By BILL YEE
Horse’s possible retirement prompted these additional observations from me the other day.
I had a Spanish teacher at Lowell High School in San Francisco who would devote a day to having a “rap session” on politics. He would point out to us “young people” that we were critical of the “establishment” and our parents but that one day we would be the “establishment” and then we would begin to trust people over 30. When we became the “establishment,” how would we change society?
The World War II generation was “the establishment.” Unfortunately they are slowly leaving us. Most are in their late 80s and early 90s. The Greatest Generation survived the Great Depression, saved the world from fascism, fought the Cold War, and was responsible for the prosperity of post-war America. They also gave birth to the Baby Boomers. This was a generation of 76 million Americans born between 1946-1964 and is one of the large generations in American history.
Members of the Greatest Generation were modest to a fault. They seldom based their self-esteem on verbalizing their accomplishments. As they fade into history, we Baby Boomers are inheriting the mantle of senior citizens. Hard to imagine that Boomers are senior citizens, but remember that ’60’s icons Paul McCartney and Bob Dylan are 72 and 73, respectively.

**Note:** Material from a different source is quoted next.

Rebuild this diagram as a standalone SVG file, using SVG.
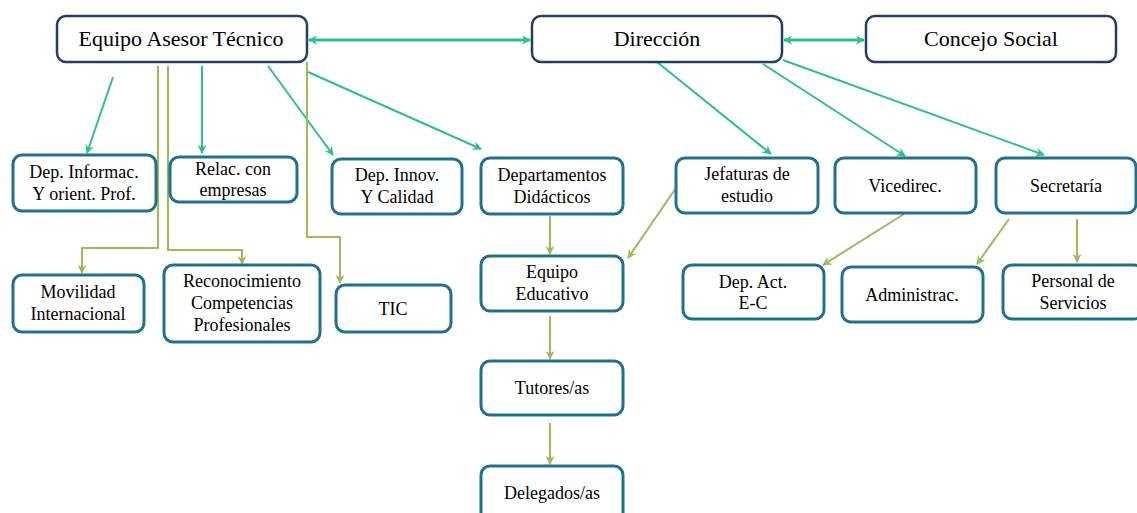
<svg xmlns="http://www.w3.org/2000/svg" width="1137" height="513" viewBox="0 0 1137 513">
<style>
.top{fill:#fff;stroke:#243f60;stroke-width:2.5}
.box{fill:#fff;stroke:#21708d;stroke-width:3}
text{font-family:'Liberation Serif','DejaVu Serif',serif;fill:#000;text-anchor:middle}
.t1{font-size:22px}
.t2{font-size:18px}
.teal{stroke:#2dbf91;stroke-width:2;fill:none}
.tealb{stroke:#2dbf91;stroke-width:3;fill:none}
.olive{stroke:#9bbb59;stroke-width:2;fill:none}
</style>
<defs>
<marker id="aT" viewBox="0 0 10 10" refX="9" refY="5" markerWidth="9" markerHeight="9" markerUnits="userSpaceOnUse" orient="auto-start-reverse"><path d="M0,0 L10,5 L0,10 L3,5 Z" fill="#2dbf91"/></marker>
<marker id="aO" viewBox="0 0 10 10" refX="9" refY="5" markerWidth="9" markerHeight="9" markerUnits="userSpaceOnUse" orient="auto"><path d="M0,0 L10,5 L0,10 L3,5 Z" fill="#9bbb59"/></marker>
</defs>
<rect width="1137" height="513" fill="#fff"/>
<g id="connectors">
<line class="tealb" x1="309" y1="40" x2="530" y2="40" marker-start="url(#aT)" marker-end="url(#aT)"/>
<line class="tealb" x1="784" y1="40" x2="864" y2="40" marker-start="url(#aT)" marker-end="url(#aT)"/>
<line class="teal" x1="113" y1="77" x2="87" y2="153" marker-end="url(#aT)"/>
<line class="teal" x1="202" y1="66" x2="202" y2="153" marker-end="url(#aT)"/>
<line class="teal" x1="268" y1="66" x2="333" y2="155" marker-end="url(#aT)"/>
<line class="teal" x1="308" y1="72" x2="481" y2="149" marker-end="url(#aT)"/>
<line class="teal" x1="657" y1="62" x2="771" y2="154" marker-end="url(#aT)"/>
<line class="teal" x1="763" y1="64" x2="905" y2="156" marker-end="url(#aT)"/>
<line class="teal" x1="783" y1="60" x2="1044" y2="155" marker-end="url(#aT)"/>
<polyline class="olive" points="158,66 158,248 82,248 82,273" marker-end="url(#aO)"/>
<polyline class="olive" points="168,66 168,250 242,250 242,264" marker-end="url(#aO)"/>
<polyline class="olive" points="307,62 307,237 340,237 340,283" marker-end="url(#aO)"/>
<line class="olive" x1="550" y1="216" x2="550" y2="254" marker-end="url(#aO)"/>
<line class="olive" x1="676" y1="188" x2="628" y2="258" marker-end="url(#aO)"/>
<line class="olive" x1="550" y1="316" x2="550" y2="359" marker-end="url(#aO)"/>
<line class="olive" x1="550" y1="423" x2="550" y2="464" marker-end="url(#aO)"/>
<line class="olive" x1="904" y1="214" x2="823" y2="265" marker-end="url(#aO)"/>
<line class="olive" x1="1009" y1="219" x2="977" y2="264" marker-end="url(#aO)"/>
<line class="olive" x1="1077" y1="219" x2="1077" y2="262" marker-end="url(#aO)"/>
</g>
<g id="n-equipo-asesor"><rect class="top" x="57" y="16" width="250" height="46" rx="9"/><text class="t1" x="181" y="46">Equipo Asesor Técnico</text></g>
<g id="n-direccion"><rect class="top" x="532" y="16" width="250" height="46" rx="9"/><text class="t1" x="657" y="46">Dirección</text></g>
<g id="n-concejo"><rect class="top" x="866" y="16" width="250" height="46" rx="9"/><text class="t1" x="991" y="46">Concejo Social</text></g>
<g id="n-dep-informac"><rect class="box" x="13" y="155" width="143" height="56" rx="9"/><text class="t2" x="84" y="178">Dep. Informac.</text><text class="t2" x="84" y="200">Y orient. Prof.</text></g>
<g id="n-relac"><rect class="box" x="170" y="157" width="127" height="45" rx="9"/><text class="t2" x="233" y="175">Relac. con</text><text class="t2" x="233" y="196">empresas</text></g>
<g id="n-innov"><rect class="box" x="332" y="159" width="130" height="55" rx="9"/><text class="t2" x="397" y="181">Dep. Innov.</text><text class="t2" x="397" y="203">Y Calidad</text></g>
<g id="n-deptos"><rect class="box" x="481" y="158" width="142" height="56" rx="9"/><text class="t2" x="552" y="181">Departamentos</text><text class="t2" x="552" y="203">Didácticos</text></g>
<g id="n-jefaturas"><rect class="box" x="676" y="158" width="142" height="55" rx="9"/><text class="t2" x="747" y="180">Jefaturas de</text><text class="t2" x="747" y="202">estudio</text></g>
<g id="n-vicedirec"><rect class="box" x="835" y="158" width="141" height="55" rx="9"/><text class="t2" x="905" y="192">Vicedirec.</text></g>
<g id="n-secretaria"><rect class="box" x="996" y="158" width="140" height="55" rx="9"/><text class="t2" x="1066" y="192">Secretaría</text></g>
<g id="n-movilidad"><rect class="box" x="13" y="275" width="131" height="57" rx="9"/><text class="t2" x="78" y="298">Movilidad</text><text class="t2" x="78" y="320">Internacional</text></g>
<g id="n-reconocimiento"><rect class="box" x="164" y="265" width="156" height="77" rx="9"/><text class="t2" x="242" y="287">Reconocimiento</text><text class="t2" x="242" y="309">Competencias</text><text class="t2" x="242" y="331">Profesionales</text></g>
<g id="n-tic"><rect class="box" x="336" y="285" width="115" height="47" rx="9"/><text class="t2" x="393" y="315">TIC</text></g>
<g id="n-equipo-educativo"><rect class="box" x="481" y="256" width="142" height="55" rx="9"/><text class="t2" x="552" y="278">Equipo</text><text class="t2" x="552" y="300">Educativo</text></g>
<g id="n-dep-act"><rect class="box" x="683" y="265" width="141" height="54" rx="9"/><text class="t2" x="753" y="288">Dep. Act.</text><text class="t2" x="753" y="309">E-C</text></g>
<g id="n-administrac"><rect class="box" x="842" y="267" width="141" height="55" rx="9"/><text class="t2" x="912" y="301">Administrac.</text></g>
<g id="n-personal"><rect class="box" x="1003" y="265" width="140" height="54" rx="9"/><text class="t2" x="1073" y="287">Personal de</text><text class="t2" x="1073" y="309">Servicios</text></g>
<g id="n-tutores"><rect class="box" x="481" y="361" width="142" height="54" rx="9"/><text class="t2" x="552" y="394">Tutores/as</text></g>
<g id="n-delegados"><rect class="box" x="481" y="466" width="142" height="56" rx="9"/><text class="t2" x="552" y="499">Delegados/as</text></g>
</svg>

Baby Boomers are retiring in great numbers and will surely be a burden not only to their children but also to the Social Security and Medicare systems. So did Baby Boomers earn a well-deserved retirement?
In taking inventory, what can Baby Boomers say as a generation they accomplished? Did they leave a legacy as great as their parents? The answer to that question is somewhat mixed.
For example, because of their numbers, Boomers did have a huge demographic impact on American society. As they grew up, they increased demand for everything from diapers to classrooms. They were the first generation that grew up on television. Our taste in music not only changed the music industry, it influenced a “counterculture.”
We were massive consumers, yet in our youth we rejected materialism only to embrace it with a vengeance as adults. Hippies became yuppies in the ’80s and traded in their torn Levis for designer jeans. Finally, in our old age, we will still have an impact on American society. Taking care of senior citizens will become a major industry in the coming years.
We did bring about a second American revolution in the ’60s. Civil rights, women’s rights, gay rights, the Free Speech Movement, opposition to the Vietnam War, the sexual revolution were part of the social change in America that was inspired by the idealism of Baby Boomers. They questioned authority and our treasured institutions, which really shocked our parents and led to the term “generation gap.”
Who remembers that living together before marriage was referred to as “living in sin”? I knew friends in college whose parents would not speak to them after they moved in with a boyfriend or girlfriend.
We voted for Eugene McCarthy in ’68 and McGovern in ’72 while burning our draft cards and going braless. The Baby Boomers generation bought about the greatest social change to American history since the Progressive Era.
In the area of technology, where would we be without Bill Gates and Steve Jobs, both members of the Baby Boom generation? In entertainment, who hasn’t seen a George Lucas or Steven Spielberg movie? Boomers also have influenced the food we eat. In California, Alice Waters and Wolfgang Puck were major players in creating a new American cuisine.
The contributions Boomers made were not all positive. We divorced at the greatest rate in American history. The single mom became a part of the American landscape. In a more negative vein, Boomers introduced recreational drug use to American culture, which plagues American society to this day. It is something unfortunately we passed on to our children.
We were a very narcissistic generation. We were about finding ourselves and at times self-absorbed. And because of our numbers, we demanded society’s attention and bullied our way in every decade of our existence.
My purpose in stating the above is not just to praise or denigrate my generation, but also rather to celebrate our accomplishments and be honest about our failures. In old age we tend to look at events with rose-colored glasses, remembering the good times and letting the bad times fade.
Boomers did leave their mark on American history. As witnessed by recent events, there is much still left to be done. How will our children and grandchildren make things better for future generations?
Bill Yee is a retired teacher living in Alhambra. Opinions expressed are not necessarily those of The Rafu Shimpo.